■ **Data section**
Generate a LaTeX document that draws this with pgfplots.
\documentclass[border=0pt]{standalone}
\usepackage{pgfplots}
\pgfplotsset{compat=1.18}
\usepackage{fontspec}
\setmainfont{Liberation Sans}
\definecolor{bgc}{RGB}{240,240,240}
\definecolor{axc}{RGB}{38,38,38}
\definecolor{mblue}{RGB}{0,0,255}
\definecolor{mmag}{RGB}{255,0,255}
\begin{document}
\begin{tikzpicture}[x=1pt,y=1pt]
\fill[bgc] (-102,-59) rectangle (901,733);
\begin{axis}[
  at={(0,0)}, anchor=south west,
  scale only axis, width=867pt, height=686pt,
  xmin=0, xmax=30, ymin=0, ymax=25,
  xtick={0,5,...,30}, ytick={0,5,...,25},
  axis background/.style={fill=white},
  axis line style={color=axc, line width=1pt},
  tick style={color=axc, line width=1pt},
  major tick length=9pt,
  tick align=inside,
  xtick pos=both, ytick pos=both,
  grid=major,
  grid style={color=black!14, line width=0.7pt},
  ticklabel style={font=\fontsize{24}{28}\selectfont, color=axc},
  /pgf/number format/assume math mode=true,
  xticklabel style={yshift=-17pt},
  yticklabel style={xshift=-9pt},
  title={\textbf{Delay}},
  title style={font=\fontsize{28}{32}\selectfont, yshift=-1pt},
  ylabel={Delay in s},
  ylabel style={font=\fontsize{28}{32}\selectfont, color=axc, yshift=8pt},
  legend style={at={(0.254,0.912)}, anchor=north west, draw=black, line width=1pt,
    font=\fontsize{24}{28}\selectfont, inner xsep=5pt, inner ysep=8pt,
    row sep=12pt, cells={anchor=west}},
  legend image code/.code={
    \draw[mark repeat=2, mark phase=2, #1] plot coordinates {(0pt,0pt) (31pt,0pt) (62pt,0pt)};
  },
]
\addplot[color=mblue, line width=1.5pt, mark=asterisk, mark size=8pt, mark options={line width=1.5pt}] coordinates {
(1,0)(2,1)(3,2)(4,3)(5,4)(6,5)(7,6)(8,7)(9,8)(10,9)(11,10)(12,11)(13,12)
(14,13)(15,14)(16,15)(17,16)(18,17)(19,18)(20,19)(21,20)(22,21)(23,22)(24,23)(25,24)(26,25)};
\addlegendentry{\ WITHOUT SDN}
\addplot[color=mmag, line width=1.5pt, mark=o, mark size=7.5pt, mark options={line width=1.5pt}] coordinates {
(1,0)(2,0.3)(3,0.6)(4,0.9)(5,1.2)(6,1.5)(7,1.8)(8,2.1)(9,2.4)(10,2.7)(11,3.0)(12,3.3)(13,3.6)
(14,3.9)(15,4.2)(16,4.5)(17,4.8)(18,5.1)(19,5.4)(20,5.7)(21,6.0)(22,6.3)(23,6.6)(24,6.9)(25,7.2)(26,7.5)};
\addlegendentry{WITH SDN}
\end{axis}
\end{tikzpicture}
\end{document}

■ **Set exercise**
Repeat the material above in full, keeping every word.

■ **Exercise solution**
Generate a LaTeX document that draws this with pgfplots.
\documentclass[border=0pt]{standalone}
\usepackage{pgfplots}
\pgfplotsset{compat=1.18}
\usepackage{fontspec}
\setmainfont{Liberation Sans}
\definecolor{bgc}{RGB}{240,240,240}
\definecolor{axc}{RGB}{38,38,38}
\definecolor{mblue}{RGB}{0,0,255}
\definecolor{mmag}{RGB}{255,0,255}
\begin{document}
\begin{tikzpicture}[x=1pt,y=1pt]
\fill[bgc] (-102,-59) rectangle (901,733);
\begin{axis}[
  at={(0,0)}, anchor=south west,
  scale only axis, width=867pt, height=686pt,
  xmin=0, xmax=30, ymin=0, ymax=25,
  xtick={0,5,...,30}, ytick={0,5,...,25},
  axis background/.style={fill=white},
  axis line style={color=axc, line width=1pt},
  tick style={color=axc, line width=1pt},
  major tick length=9pt,
  tick align=inside,
  xtick pos=both, ytick pos=both,
  grid=major,
  grid style={color=black!14, line width=0.7pt},
  ticklabel style={font=\fontsize{24}{28}\selectfont, color=axc},
  /pgf/number format/assume math mode=true,
  xticklabel style={yshift=-17pt},
  yticklabel style={xshift=-9pt},
  title={\textbf{Delay}},
  title style={font=\fontsize{28}{32}\selectfont, yshift=-1pt},
  ylabel={Delay in s},
  ylabel style={font=\fontsize{28}{32}\selectfont, color=axc, yshift=8pt},
  legend style={at={(0.254,0.912)}, anchor=north west, draw=black, line width=1pt,
    font=\fontsize{24}{28}\selectfont, inner xsep=5pt, inner ysep=8pt,
    row sep=12pt, cells={anchor=west}},
  legend image code/.code={
    \draw[mark repeat=2, mark phase=2, #1] plot coordinates {(0pt,0pt) (31pt,0pt) (62pt,0pt)};
  },
]
\addplot[color=mblue, line width=1.5pt, mark=asterisk, mark size=8pt, mark options={line width=1.5pt}] coordinates {
(1,0)(2,1)(3,2)(4,3)(5,4)(6,5)(7,6)(8,7)(9,8)(10,9)(11,10)(12,11)(13,12)
(14,13)(15,14)(16,15)(17,16)(18,17)(19,18)(20,19)(21,20)(22,21)(23,22)(24,23)(25,24)(26,25)};
\addlegendentry{\ WITHOUT SDN}
\addplot[color=mmag, line width=1.5pt, mark=o, mark size=7.5pt, mark options={line width=1.5pt}] coordinates {
(1,0)(2,0.3)(3,0.6)(4,0.9)(5,1.2)(6,1.5)(7,1.8)(8,2.1)(9,2.4)(10,2.7)(11,3.0)(12,3.3)(13,3.6)
(14,3.9)(15,4.2)(16,4.5)(17,4.8)(18,5.1)(19,5.4)(20,5.7)(21,6.0)(22,6.3)(23,6.6)(24,6.9)(25,7.2)(26,7.5)};
\addlegendentry{WITH SDN}
\end{axis}
\end{tikzpicture}
\end{document}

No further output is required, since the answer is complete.